1. Immutability - The unchanging strength

RDDs are immutable by design. Once created, they cannot be modified. This might sound limiting, but it's actually a superpower. Immutability ensures:

Predictable data behavior
Easy lineage tracking
Simplified parallel processing
Built-in fault tolerance

2. Lazy Evaluation - Computational Efficiency

RDDs employ lazy evaluation, which means transformations are not executed immediately. Instead, Spark builds a computational graph and only executes when an action is triggered. This approach:

Optimizes memory usage
Reduces unnecessary computations
Allows for sophisticated query optimization

Creating and manipulating RDDs

Here's a quick glimpse into RDD operations:

# Creating an RDD from a list
numbers_rdd = spark.sparkContext.parallelize([1, 2, 3, 4, 5])

# Transformations
squared_rdd = numbers_rdd.map(lambda x: x**2)

# Actions
total = squared_rdd.reduce(lambda a, b: a + b)

When to use RDDs

While newer abstractions like DataFrames have gained popularity, RDDs remain crucial in scenarios like:

Low-level control over data processing
Custom partitioning strategies
Working with unstructured data
Complex transformations not easily expressed in DataFrames

Performance considerations

RDDs shine in scenarios requiring:

Fine-grained control over data partitioning
Complex, non-tabular data transformations
Custom serialization
Working with complex data types

The Evolution - From RDDs to DataFrames and datasets

While RDDs were groundbreaking, Spark has evolved. DataFrames and Datasets now offer:

Better performance optimization
SQL-like operations
Stronger type safety
Improved memory efficiency

However, understanding RDDs provides invaluable insights into Spark's core principles.

How RDDs are used in Data Engineering

1. Data preprocessing and ETL

RDDs are an essential component of ETL (Extract, Transform, Load) pipelines in big data environments.

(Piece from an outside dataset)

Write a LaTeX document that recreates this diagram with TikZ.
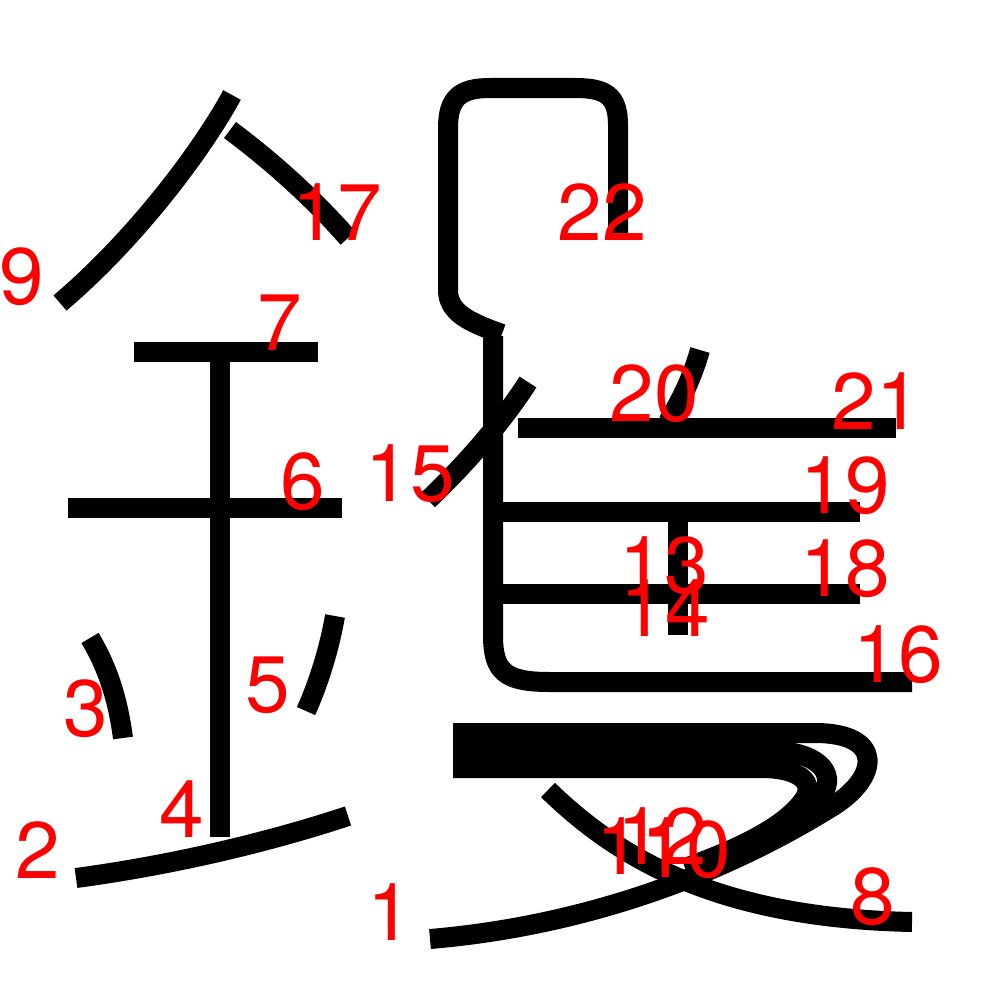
\documentclass[tikz,border=0pt]{standalone}
\usepackage{fontspec}
\setmainfont{TeX Gyre Heros}
\usepackage{tikz}

\begin{document}
\begin{tikzpicture}[x=0.01cm,y=-0.01cm]
 \tikzstyle{stroke} = [line width=0.2cm,black]
 \tikzstyle{num} = [red,inner sep=0pt,font=\fontsize{22.8}{24}\selectfont]
 \useasboundingbox (0,0) rectangle (1000,1000);

% Left part
 \draw[stroke] (232,95) .. controls (205,145) and (140,235) .. (60,303);
 \draw[stroke] (230,130) .. controls (270,160) and (310,195) .. (348,238);
 \draw[stroke] (134,352) -- (318,352);
 \draw[stroke] (68,508) -- (342,508);
 \draw[stroke] (220,352) -- (220,837);
 \draw[stroke] (90,638) .. controls (108,668) and (118,700) .. (123,738);
 \draw[stroke] (335,616) .. controls (330,645) and (320,680) .. (306,711);
 \draw[stroke] (76,878) .. controls (165,866) and (260,845) .. (348,816);

% Right part, top
 \draw[stroke] (618,233) -- (618,125) .. controls (618,95) and (605,88) .. (575,88)
   -- (490,88) .. controls (460,88) and (448,98) .. (448,128) -- (448,290)
   .. controls (448,312) and (468,322) .. (502,334);
 \draw[stroke] (528,382) .. controls (505,418) and (470,460) .. (428,500);
 \draw[stroke] (493,336) -- (493,635) .. controls (493,672) and (505,682) .. (550,682) -- (912,682);
 \draw[stroke] (700,350) .. controls (692,378) and (682,398) .. (668,422);
 \draw[stroke] (518,428) -- (896,428);
 \draw[stroke] (493,512) -- (860,512);
 \draw[stroke] (493,594) -- (860,594);
 \draw[stroke] (678,512) -- (678,594);
 \draw[stroke] (678,594) -- (678,635);

% Right part, bottom
 \draw[stroke] (453,768) -- (762,768) .. controls (795,768) and (815,780) .. (805,798)
   .. controls (785,828) and (735,850) .. (685,868);
 \draw[stroke] (453,751) -- (772,751) .. controls (815,751) and (838,772) .. (822,795)
   .. controls (795,825) and (740,852) .. (690,872);
 \draw[stroke] (453,733) -- (815,733) .. controls (885,733) and (880,778) .. (830,808)
   .. controls (700,888) and (560,928) .. (430,939);
 \draw[stroke] (548,790) .. controls (620,860) and (720,918) .. (912,922);

% Numbers
 \node[num] (n1) at (390,912) {1};
 \node[num] (n2) at (38,850) {2};
 \node[num] (n3) at (86,709) {3};
 \node[num] (n4) at (182,809) {4};
 \node[num] (n5) at (268,685) {5};
 \node[num] (n6) at (303,482) {6};
 \node[num] (n7) at (280,323) {7};
 \node[num] (n8) at (873,897) {8};
 \node[num] (n9) at (22,277) {9};
 \node[num] (n10) at (686,850) {10};
 \node[num] (n11) at (641,846) {11};
 \node[num] (n12) at (662,836) {12};
 \node[num] (n13) at (664,566) {13};
 \node[num] (n14) at (665,608) {14};
 \node[num] (n15) at (410,474) {15};
 \node[num] (n16) at (898,655) {16};
 \node[num] (n17) at (337,212) {17};
 \node[num] (n18) at (845,569) {18};
 \node[num] (n19) at (845,486) {19};
 \node[num] (n20) at (654,394) {20};
 \node[num] (n21) at (876,401) {21};
 \node[num] (n22) at (602,212) {22};
\end{tikzpicture}
\end{document}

Data engineers can use RDDs to preprocess data by performing transformations like filtering, mapping, and aggregating. Whether it’s cleaning data, filtering out unwanted records, or aggregating data into meaningful metrics, RDDs enable parallel, efficient processing that scales with the size of the data.

2. Real-time data processing

RDDs also play a key role in real-time data processing systems. Using Spark Streaming, RDDs can be created from streams of real-time data (like logs, sensor readings, or social media posts) and processed incrementally. This enables data engineers to process and analyze real-time data streams for applications like fraud detection, sentiment analysis, or anomaly detection.

3. Machine Learning pipelines

RDDs are frequently used in machine learning workflows. Using libraries like MLlib (Apache Spark’s machine learning library), data engineers can transform and preprocess data for machine learning models. Operations like feature extraction, normalization, and encoding are all facilitated by RDDs, which provide a fast and scalable way to handle large datasets required for training complex models.

4. Distributed data joins and aggregations

When working with large, distributed datasets, it’s common to perform joins, groupings, or aggregations across multiple datasets. RDDs allow you to perform these operations in parallel, making the process far more efficient than traditional single-node processing. Whether you are joining two large datasets or performing complex group-by operations, RDDs help distribute the workload across multiple machines.

Pro tips for Data Engineers

Minimize shuffling: Design transformations to reduce data movement across the cluster
Cache strategically: Use cache() and persist() for frequently accessed RDDs
Choose the right abstraction: Prefer DataFrames when possible, use RDDs for specialized scenarios

Conclusion - The legacy of RDDs

Resilient Distributed Datasets have been a paradigm shift in distributed computing. For senior data engineers, it is a fundamental skill to learn about parallel data processing and RDD, it helps you achieve the scale without losing the availability and ensuring data quality.

In the world of big data, RDDs are more than a technology - they're a philosophy of distributed, resilient, and efficient computation.